Well, it was in a protection circle, I thought, and maintaining my grip on the line, I held the small bit of the ball I’d peeled off in my hand as I carefully enounced, “Celero inanio.”

A puff of black smoke enveloped the ball, and for a moment, the reek of burning rubber outdid the stink of burnt amber. The heavy smoke rolled upward, curling back as it hit the inside of my small circle until it finally cleared.

In the center of the pentagram and the crucible was a pile of ash. For an instant, relief filled me. My control was fine. And then my mood crashed. Something from Loveland had caused the misfires. If it wasn’t me, what was it?

“Very good.” Book in hand, Al sat down before me in my usual chair, and I wondered if he’d been hiding behind me this entire time to avoid a possible burn if I did it wrong.

Peeved, I eyed him, the length of the table between us. “You’re such a chicken squirt.”

One eyebrow went up, and he pushed the oil across the table at me. “Anoint the ash with oil of marigold,” he said dryly. “Don’t ask me why, but it has to be marigold. Something to do with the linkages in the DNA allowing a hotter burn.”

Unsure, I picked the oil up. “How much?”

Al opened the book back up and peered at it over his blue-tinted glasses. “Doesn’t say, love. I’d use an amount equal to the mass of the ash.”

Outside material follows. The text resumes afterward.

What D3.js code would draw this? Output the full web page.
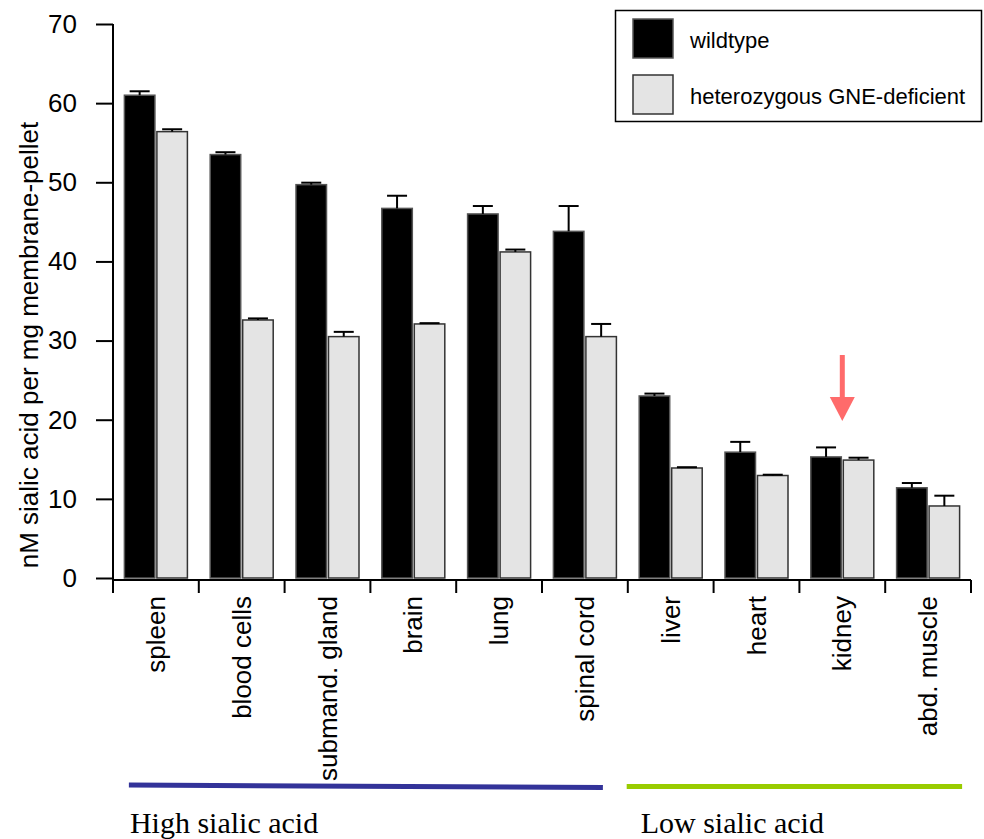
<!DOCTYPE html>
<html>
<head>
<meta charset="utf-8">
<script src="https://cdn.jsdelivr.net/npm/d3@7"></script>
<style>
  body { margin: 0; background: #fff; }
  svg { display: block; font-family: "Liberation Sans", Arial, Helvetica, sans-serif; }
</style>
</head>
<body>
<div class="container"></div>
<script>
'use strict';

// tissues, left to right
const organs = ['spleen', 'blood cells', 'submand. gland', 'brain', 'lung',
  'spinal cord', 'liver', 'heart', 'kidney', 'abd. muscle'];
const series = ['wildtype', 'heterozygous GNE-deficient'];

// nM sialic acid per mg membrane-pellet (mean, upper error)
const wildtype = [61.0, 53.5, 49.7, 46.7, 46.0, 43.8, 23.0, 15.9, 15.3, 11.4];
const wildtypeErr = [0.5, 0.3, 0.25, 1.6, 1.0, 3.2, 0.3, 1.3, 1.2, 0.6];
const hetero = [56.4, 32.6, 30.5, 32.1, 41.2, 30.5, 13.9, 12.95, 14.9, 9.1];
const heteroErr = [0.3, 0.2, 0.6, 0.1, 0.3, 1.6, 0.1, 0.1, 0.3, 1.3];

const yTicks = [0, 10, 20, 30, 40, 50, 60, 70];
const groups = [
  { name: 'High sialic acid', from: 'spleen', to: 'spinal cord', color: '#333399' },
  { name: 'Low sialic acid', from: 'liver', to: 'abd. muscle', color: '#99cc00' }
];
const highlight = 'kidney';

const colors = { 'wildtype': '#000000', 'heterozygous GNE-deficient': '#e4e4e4' };
const strokes = { 'wildtype': '#555555', 'heterozygous GNE-deficient': '#333333' };

(function () {
  const width = 984, height = 839;
  const left = 113, right = 971, top = 24, base = 578;

  const svg = d3.select('.container').append('svg')
    .attr('width', width)
    .attr('height', height);

  const y = d3.scaleLinear().domain([0, 70]).range([base, top]);

  const x0 = d3.scaleBand().domain(organs).range([left, right])
    .paddingInner(0.254).paddingOuter(0.127);
  const x1 = d3.scaleBand().domain(series).range([0, x0.bandwidth()])
    .paddingInner(0.03);
  const step = x0.step();

  const rows = organs.map((o, i) => ({
    organ: o,
    vals: [
      { key: series[0], v: wildtype[i], e: wildtypeErr[i] },
      { key: series[1], v: hetero[i], e: heteroErr[i] }
    ]
  }));

  // bars
  const g = svg.append('g').selectAll('g')
    .data(rows)
    .enter().append('g')
    .attr('transform', d => 'translate(' + x0(d.organ) + ',0)');

  g.selectAll('rect')
    .data(d => d.vals)
    .enter().append('rect')
    .attr('x', d => x1(d.key) + 0.5)
    .attr('y', d => y(d.v))
    .attr('width', x1.bandwidth() - 1)
    .attr('height', d => y(0) - y(d.v))
    .attr('fill', d => colors[d.key])
    .attr('stroke', d => strokes[d.key])
    .attr('stroke-width', 1.5);

  // error bars (upper only)
  const eb = g.selectAll('g.err')
    .data(d => d.vals)
    .enter().append('g')
    .attr('class', 'err')
    .attr('stroke', '#000')
    .attr('stroke-width', 2);
  eb.append('line')
    .attr('x1', d => x1(d.key) + x1.bandwidth() / 2)
    .attr('x2', d => x1(d.key) + x1.bandwidth() / 2)
    .attr('y1', d => y(d.v))
    .attr('y2', d => y(d.v + d.e));
  eb.append('line')
    .attr('x1', d => x1(d.key) + x1.bandwidth() / 2 - 10)
    .attr('x2', d => x1(d.key) + x1.bandwidth() / 2 + 10)
    .attr('y1', d => y(d.v + d.e))
    .attr('y2', d => y(d.v + d.e));

  // y axis with minor ticks
  const yAxis = svg.append('g').attr('transform', 'translate(' + left + ',0)');
  yAxis.call(d3.axisLeft(y).tickValues(d3.range(0, 71, 2)).tickSize(8).tickFormat(''));
  yAxis.call(d3.axisLeft(y).tickValues(yTicks).tickSize(17).tickPadding(19))
    .call(a => a.select('.domain').remove());
  yAxis.selectAll('line').attr('stroke-width', 2);
  yAxis.selectAll('.domain').attr('stroke-width', 2);
  yAxis.selectAll('text')
    .attr('font-size', 26)
    .attr('fill', '#000');
  yAxis.append('line')
    .attr('x1', 0).attr('x2', 0)
    .attr('y1', top).attr('y2', base + 15)
    .attr('stroke', '#000').attr('stroke-width', 2);

  // x axis: ticks on the band boundaries
  const xAxis = svg.append('g').attr('transform', 'translate(0,' + (base + 2) + ')');
  xAxis.append('line')
    .attr('x1', left).attr('x2', right)
    .attr('stroke', '#000').attr('stroke-width', 2);
  xAxis.selectAll('line.tick')
    .data(d3.range(organs.length + 1))
    .enter().append('line')
    .attr('class', 'tick')
    .attr('x1', i => left + i * step).attr('x2', i => left + i * step)
    .attr('y1', 0).attr('y2', 13)
    .attr('stroke', '#000').attr('stroke-width', 2);
  xAxis.selectAll('text')
    .data(organs)
    .enter().append('text')
    .attr('transform', d => 'translate(' + (x0(d) + x0.bandwidth() / 2) + ',16) rotate(-90)')
    .attr('text-anchor', 'end')
    .attr('dominant-baseline', 'central')
    .attr('font-size', 26)
    .text(d => d);

  // y axis title
  svg.append('text')
    .attr('transform', 'translate(29,345) rotate(-90)')
    .attr('text-anchor', 'middle')
    .attr('dominant-baseline', 'central')
    .attr('font-size', 26)
    .text('nM sialic acid per mg membrane-pellet');

  // group brackets (the drawn lines don't line up exactly with the bands)
  const lineFrom = [5, -12], lineTo = [-14, 2], textFrom = [6, 2];
  const gr = svg.append('g').selectAll('g')
    .data(groups)
    .enter().append('g');
  gr.append('line')
    .attr('x1', (d, i) => x0(d.from) + lineFrom[i])
    .attr('x2', (d, i) => x0(d.to) + x0.bandwidth() + lineTo[i])
    .attr('y1', (d, i) => i === 0 ? 785 : 786.5)
    .attr('y2', (d, i) => i === 0 ? 787.5 : 786.5)
    .attr('stroke', d => d.color)
    .attr('stroke-width', 5);
  gr.append('text')
    .attr('x', (d, i) => x0(d.from) + textFrom[i])
    .attr('y', 833)
    .attr('font-family', '"Liberation Serif", "Times New Roman", serif')
    .attr('font-size', 30)
    .text(d => d.name);

  // arrow over the highlighted tissue
  const ax = x0(highlight) + x0.bandwidth() / 2;
  const arrow = svg.append('g').attr('fill', '#ff6b6b');
  arrow.append('rect')
    .attr('x', ax - 2.5).attr('y', 355)
    .attr('width', 5).attr('height', 43);
  arrow.append('path')
    .attr('d', 'M' + (ax - 12.5) + ',397L' + (ax + 12.5) + ',397L' + ax + ',421Z');

  // legend
  const lg = svg.append('g');
  lg.append('rect')
    .attr('x', 615.5).attr('y', 10.5)
    .attr('width', 366).attr('height', 111)
    .attr('fill', '#fff').attr('stroke', '#000').attr('stroke-width', 1.5);
  const li = lg.selectAll('g')
    .data(series)
    .enter().append('g')
    .attr('transform', (d, i) => 'translate(633,' + (19 + i * 56) + ')');
  li.append('rect')
    .attr('width', 40).attr('height', 39)
    .attr('fill', d => colors[d])
    .attr('stroke', d => strokes[d])
    .attr('stroke-width', 1.5);
  li.append('text')
    .attr('x', 57).attr('y', 21)
    .attr('dominant-baseline', 'central')
    .attr('font-size', 22)
    .text(d => d);
})();
</script>
</body>
</html>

My palm itched as I broke the protection circle, carefully spilling what I thought was the right amount of oil onto the ash. This was kind of loosey-goosey for me, but demon magic had more latitude than the earth witch magic I was classically trained for, being a mix of earth and ley line and whatever else they cobbled together.

“Burn it using the same charm you use for making a light,” he said, and I touched the oil/ash mixture to make a connection to the slurry so the next curse would act on it and not, say, my hair. But when I reset my circle, he reached out and broke it, shocking me with the reminder that he was still stronger than me—unless I worked really hard at it.

“No protection circle,” he said, and I slumped.

“Why not? Something is causing misfires, and I don’t want to blow you up. I mean, you just got your kitchen looking halfway decent again.”

Al’s grimace as he looked over the space was telling. “Your magic is fine,” he said, but he was edging backward. “You can’t put it in a circle. If you do, then the color of the flame will be distorted from your aura.”

My fingers twitched. That was how it worked, eh?

“But I don’t think it matters,” Al said with a false lightness. “That ball was not charmed by anyone but you.”

Which would mean the misfires were responsible for it. Taking a steadying breath, I renewed my hold on the ley line. “In fidem recipere,” I said, smearing the ash and oil between my fingers for a good connection. One eye squinched shut, I finished the curse and made the proper hand gesture. “Leno cinis.”

The ley line surged through me as the oil and ash burst into flame, and I wiggled at the uncomfortable sensation. Almost two feet tall, the flame burned with an almost normal gold color, hinting at red at the edges, and black at the core. I cut back on the energy flow, and when the flame subsided to three inches, both Al and I leaned over the table to get a closer look.

There was the bare hint of a mossy scent coming from Al, so faint I thought I might have imagined it. I must have done something, because his gaze slid to mine, making me shiver at his eyes, again back to their normal goat-slitted redness thanks to a costly spell. “That’s your aura,” he said flatly, and I began breathing again. “Your aura alone, and very little of it,” he added. “You hardly tapped it, indeed. You say it made a crater?”